— EXERCISE AIM —
The records below are to be repeated in full, exactly as they are.

[Plotting code records]
»»

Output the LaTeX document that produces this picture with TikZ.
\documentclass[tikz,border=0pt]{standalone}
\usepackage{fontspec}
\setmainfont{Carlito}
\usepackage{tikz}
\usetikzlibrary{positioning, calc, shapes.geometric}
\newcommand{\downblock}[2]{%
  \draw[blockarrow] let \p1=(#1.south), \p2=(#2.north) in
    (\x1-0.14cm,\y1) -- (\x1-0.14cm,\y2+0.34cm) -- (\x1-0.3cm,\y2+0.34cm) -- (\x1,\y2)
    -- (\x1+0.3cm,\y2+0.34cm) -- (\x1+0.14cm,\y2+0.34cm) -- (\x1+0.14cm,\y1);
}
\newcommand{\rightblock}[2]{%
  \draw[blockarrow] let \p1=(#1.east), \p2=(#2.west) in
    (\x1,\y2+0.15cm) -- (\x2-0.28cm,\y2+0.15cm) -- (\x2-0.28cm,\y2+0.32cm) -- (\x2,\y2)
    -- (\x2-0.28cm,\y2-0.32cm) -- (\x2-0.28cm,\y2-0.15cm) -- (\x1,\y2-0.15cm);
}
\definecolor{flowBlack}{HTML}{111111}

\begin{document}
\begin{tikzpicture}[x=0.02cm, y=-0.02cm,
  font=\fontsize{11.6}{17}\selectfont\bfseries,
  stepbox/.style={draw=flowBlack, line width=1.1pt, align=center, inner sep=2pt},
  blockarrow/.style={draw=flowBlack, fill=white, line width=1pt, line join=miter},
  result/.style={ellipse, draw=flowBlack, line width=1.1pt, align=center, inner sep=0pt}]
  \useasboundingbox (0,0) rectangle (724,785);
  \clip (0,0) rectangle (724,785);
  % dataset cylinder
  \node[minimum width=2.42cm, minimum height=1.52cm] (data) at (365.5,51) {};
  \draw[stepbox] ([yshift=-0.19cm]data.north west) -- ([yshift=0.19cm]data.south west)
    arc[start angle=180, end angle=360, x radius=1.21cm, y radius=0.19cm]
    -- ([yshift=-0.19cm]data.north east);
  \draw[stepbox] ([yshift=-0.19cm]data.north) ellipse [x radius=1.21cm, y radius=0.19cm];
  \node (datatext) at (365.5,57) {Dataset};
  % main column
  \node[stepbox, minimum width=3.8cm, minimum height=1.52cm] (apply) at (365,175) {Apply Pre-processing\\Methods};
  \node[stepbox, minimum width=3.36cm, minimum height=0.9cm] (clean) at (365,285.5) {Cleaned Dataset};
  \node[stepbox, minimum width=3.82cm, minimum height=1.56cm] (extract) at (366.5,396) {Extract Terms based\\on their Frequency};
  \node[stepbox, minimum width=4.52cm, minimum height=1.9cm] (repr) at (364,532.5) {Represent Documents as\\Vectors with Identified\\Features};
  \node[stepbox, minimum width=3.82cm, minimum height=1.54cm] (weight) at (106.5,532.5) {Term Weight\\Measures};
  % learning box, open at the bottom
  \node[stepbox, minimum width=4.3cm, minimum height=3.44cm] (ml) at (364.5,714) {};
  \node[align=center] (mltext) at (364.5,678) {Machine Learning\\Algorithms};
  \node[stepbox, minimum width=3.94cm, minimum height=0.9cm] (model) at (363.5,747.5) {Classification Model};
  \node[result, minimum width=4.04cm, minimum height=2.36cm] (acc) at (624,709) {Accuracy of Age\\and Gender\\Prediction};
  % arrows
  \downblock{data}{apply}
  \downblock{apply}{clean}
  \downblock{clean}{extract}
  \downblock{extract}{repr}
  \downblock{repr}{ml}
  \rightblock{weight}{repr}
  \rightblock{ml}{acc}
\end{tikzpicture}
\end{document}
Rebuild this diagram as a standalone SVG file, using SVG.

««

— WRITTEN RESPONSE —
Output the LaTeX document that produces this picture with TikZ.
\documentclass[tikz,border=0pt]{standalone}
\usepackage{fontspec}
\setmainfont{Carlito}
\usepackage{tikz}
\usetikzlibrary{positioning, calc, shapes.geometric}
\newcommand{\downblock}[2]{%
  \draw[blockarrow] let \p1=(#1.south), \p2=(#2.north) in
    (\x1-0.14cm,\y1) -- (\x1-0.14cm,\y2+0.34cm) -- (\x1-0.3cm,\y2+0.34cm) -- (\x1,\y2)
    -- (\x1+0.3cm,\y2+0.34cm) -- (\x1+0.14cm,\y2+0.34cm) -- (\x1+0.14cm,\y1);
}
\newcommand{\rightblock}[2]{%
  \draw[blockarrow] let \p1=(#1.east), \p2=(#2.west) in
    (\x1,\y2+0.15cm) -- (\x2-0.28cm,\y2+0.15cm) -- (\x2-0.28cm,\y2+0.32cm) -- (\x2,\y2)
    -- (\x2-0.28cm,\y2-0.32cm) -- (\x2-0.28cm,\y2-0.15cm) -- (\x1,\y2-0.15cm);
}
\definecolor{flowBlack}{HTML}{111111}

\begin{document}
\begin{tikzpicture}[x=0.02cm, y=-0.02cm,
  font=\fontsize{11.6}{17}\selectfont\bfseries,
  stepbox/.style={draw=flowBlack, line width=1.1pt, align=center, inner sep=2pt},
  blockarrow/.style={draw=flowBlack, fill=white, line width=1pt, line join=miter},
  result/.style={ellipse, draw=flowBlack, line width=1.1pt, align=center, inner sep=0pt}]
  \useasboundingbox (0,0) rectangle (724,785);
  \clip (0,0) rectangle (724,785);
  % dataset cylinder
  \node[minimum width=2.42cm, minimum height=1.52cm] (data) at (365.5,51) {};
  \draw[stepbox] ([yshift=-0.19cm]data.north west) -- ([yshift=0.19cm]data.south west)
    arc[start angle=180, end angle=360, x radius=1.21cm, y radius=0.19cm]
    -- ([yshift=-0.19cm]data.north east);
  \draw[stepbox] ([yshift=-0.19cm]data.north) ellipse [x radius=1.21cm, y radius=0.19cm];
  \node (datatext) at (365.5,57) {Dataset};
  % main column
  \node[stepbox, minimum width=3.8cm, minimum height=1.52cm] (apply) at (365,175) {Apply Pre-processing\\Methods};
  \node[stepbox, minimum width=3.36cm, minimum height=0.9cm] (clean) at (365,285.5) {Cleaned Dataset};
  \node[stepbox, minimum width=3.82cm, minimum height=1.56cm] (extract) at (366.5,396) {Extract Terms based\\on their Frequency};
  \node[stepbox, minimum width=4.52cm, minimum height=1.9cm] (repr) at (364,532.5) {Represent Documents as\\Vectors with Identified\\Features};
  \node[stepbox, minimum width=3.82cm, minimum height=1.54cm] (weight) at (106.5,532.5) {Term Weight\\Measures};
  % learning box, open at the bottom
  \node[stepbox, minimum width=4.3cm, minimum height=3.44cm] (ml) at (364.5,714) {};
  \node[align=center] (mltext) at (364.5,678) {Machine Learning\\Algorithms};
  \node[stepbox, minimum width=3.94cm, minimum height=0.9cm] (model) at (363.5,747.5) {Classification Model};
  \node[result, minimum width=4.04cm, minimum height=2.36cm] (acc) at (624,709) {Accuracy of Age\\and Gender\\Prediction};
  % arrows
  \downblock{data}{apply}
  \downblock{apply}{clean}
  \downblock{clean}{extract}
  \downblock{extract}{repr}
  \downblock{repr}{ml}
  \rightblock{weight}{repr}
  \rightblock{ml}{acc}
\end{tikzpicture}
\end{document}
Rebuild this diagram as a standalone SVG file, using SVG.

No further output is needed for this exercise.